A closer look at one of the gaming desks on the stage of the new Butler Esports Park. Photo by Lauren Hough.
MATTHEW CRANE | SPORTS CO-EDITOR | email@example.com
Almost a year after construction began, the new Butler Esports Park will open today to students and faculty. This multimillion-dollar project will finally be able to host classes, varsity and club competitions and provide a space for students and community members to gather whether it is at the cafe or for a live broadcasted event.
Butler Esports launched in 2017, but today will feel like a rebirth of the program. The new space aids in the advancement of the Butler Esports model.
The model follows the three C’s of community, curriculum and competition. With classes taking place in the Park, students can experience firsthand how esports plays into the curriculum.
Nathan Duke, manager of esports programs and facility operations, has been with Butler Esports since he was hired in November of 2021 and helped co-teach an esports class last semester.
“Obviously being a university, we want to make sure that we’re educating and preparing people for the future ahead,” Duke said. “Esports is a big part of that future ahead and being able to use this space to get students the hands-on practical experience, whether it’s event technologies or any of the skilled trades that are picked up within our esports minor, [is] very beneficial.”
The advanced production capabilities in the Park provide students with a unique opportunity for hands-on learning in a state of the art facility.
“We can elevate our varsity productions to an ESPN-like level,” Duke said. “The ability to come in and pivot on a dime and have students doing broadcast graphics, directing, working reception, being a space attendant [and] learning how to troubleshoot technical problems. We’re going to be expanding a lot and our net to be able to cover what the program is capable of will just keep growing.”
Many universities are now offering esports with 175 universities having teams at the varsity level and because of this spike in demand, Butler decided to add an esports minor to the College of Communication curriculum in 2021. The first student to graduate with the minor graduated in spring 2022.
With the curriculum aspect factored in, many people wonder if competition is as strong of a focus and what the importance of winning is to the program.
Junior marketing major Matthew Hafele is the vice president of content for Butler Esports and an officer for Butler’s club esports team where competition is key.
“Competition is one of the main pillars of Butler Esports,“ Hafele said. “Although we exist on a casual level and strive to be open to anyone and everyone in the community, at the end of the day our teams want to win tournaments and leagues just like any other competitive sports team.”
This desire for competition helped lead Hafele to the position he is in today.
“For me personally, I played baseball for 15 years and when coming to college sought other avenues to express that competitive passion,” Hafele said. “I have always enjoyed gaming and as a result, I naturally gravitated towards Butler Esports.”
The competitive nature of the teams has helped build a community of gaming for Butler students and will also help fit the needs of the local community.
Butler Esports coordinator Megan Danaher was hired in August and is looking forward to working on the community engagement side of the program.

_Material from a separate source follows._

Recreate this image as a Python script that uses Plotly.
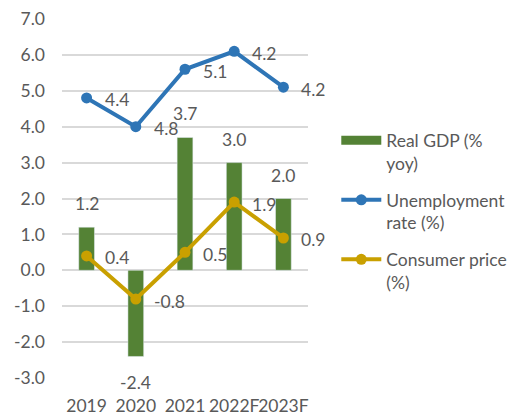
import plotly.graph_objects as go

years = ["2019", "2020", "2021", "2022F", "2023F"]
gdp = [1.2, -2.4, 3.7, 3.0, 2.0]
unemp = [4.8, 4.0, 5.6, 6.1, 5.1]
unemp_labels = ["4.4", "4.8", "5.1", "4.2", "4.2"]
cpi = [0.4, -0.8, 0.5, 1.9, 0.9]
cpi_labels = ["0.4", "-0.8", "0.5", "1.9", "0.9"]
gdp_labels = ["1.2", "-2.4", "3.7", "3.0", "2.0"]
y_ticks = [-3, -2, -1, 0, 1, 2, 3, 4, 5, 6, 7]

GREEN = "#548235"
BLUE = "#2E75B6"
GOLD = "#C9A000"
TXT = "#595959"
FONT = "Lato"
FS = 17.5

fig = go.Figure()
fig.add_trace(go.Bar(x=years, y=gdp, marker_color=GREEN, width=0.32,
                     showlegend=False, name="Real GDP (%<br>yoy)"))
# legend proxy for wide bar swatch
fig.add_trace(go.Scatter(x=[years[0]], y=[None], mode="lines",
                         line=dict(color=GREEN, width=9),
                         name="Real GDP (%<br>yoy)", legendgroup="a"))
fig.add_trace(go.Scatter(x=years, y=unemp, mode="lines+markers",
                         line=dict(color=BLUE, width=4),
                         marker=dict(size=11, color=BLUE),
                         name="Unemployment<br>rate (%)", legendgroup="b"))
fig.add_trace(go.Scatter(x=years, y=cpi, mode="lines+markers",
                         line=dict(color=GOLD, width=4),
                         marker=dict(size=11, color=GOLD),
                         name="Consumer price<br>(%)", legendgroup="c"))

ann = []
for i, (v, t) in enumerate(zip(gdp, gdp_labels)):
    ann.append(dict(x=i, y=v, text=t, showarrow=False, xref="x", yref="y",
                    yanchor="bottom" if v >= 0 else "top",
                    yshift=11 if v >= 0 else -14,
                    font=dict(family=FONT, size=FS, color=TXT)))
for series, labels in ((unemp, unemp_labels), (cpi, cpi_labels)):
    for i, (v, t) in enumerate(zip(series, labels)):
        ann.append(dict(x=i, y=v, text=t, showarrow=False, xref="x", yref="y",
                        xanchor="left", xshift=16, yshift=-2,
                        font=dict(family=FONT, size=FS, color=TXT)))

fig.update_layout(
    width=524, height=414,
    margin=dict(l=62, r=211, t=19, b=36),
    paper_bgcolor="white", plot_bgcolor="white",
    font=dict(family=FONT, size=FS, color=TXT),
    annotations=ann,
    legend=dict(x=1.115, y=0.712, xanchor="left", yanchor="top",
                traceorder="grouped", tracegroupgap=11, valign="top",
                font=dict(family=FONT, size=FS, color=TXT),
                itemwidth=40, bgcolor="rgba(0,0,0,0)"),
    xaxis=dict(type="category", range=[-0.5, 4.5], showgrid=False,
               showline=False, ticks="", zeroline=False, tickangle=0,
               automargin=False, ticklabelstandoff=15,
               tickfont=dict(family=FONT, size=FS, color=TXT)),
    yaxis=dict(range=[-3, 7], tickvals=y_ticks,
               ticktext=[f"{v:.1f}" for v in y_ticks],
               showgrid=True, gridcolor="#D9D9D9", gridwidth=1.5,
               zeroline=True, zerolinecolor="#D9D9D9", zerolinewidth=1.5,
               ticks="", ticklabelstandoff=16, automargin=False,
               tickfont=dict(family=FONT, size=FS, color=TXT)),
)

fig.write_html("out.html")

“Community is super important when it comes to gaming and esports,” Danaher said. “Traditionally, a lot of gamers have been very antisocial in a way. But providing the opportunity for students to be able to come together and enjoy things they love is something that is huge.”
Danaher explained that the opening of the Park and its location in the heart of Indianapolis is a great way for the local community to get out and try things they have never seen or been involved in before. She also mentioned the importance of the space for kids.
“When I was younger I would have loved to have a space like this, “Danaher said. “I would have been able to play on software that could handle the kind of games I wanted to play. I also wanted to be able to meet people who are just like me. This is a way to give back to the community.”
The Park will open to the public on Oct. 21 and people will be able to watch gameplay on big screens or play a variety of games themselves.
Butler Esports has held community activities throughout its history including hosting kids from the MLK Center this summer. They are looking to continue with partnerships and events such as workshops that can provide benefits to the community.
With the esports industry expanding all around the world, Butler aims to become a model for collegiate esports. The opening of the Park is a step closer to placing Butler Esports among the most renowned programs.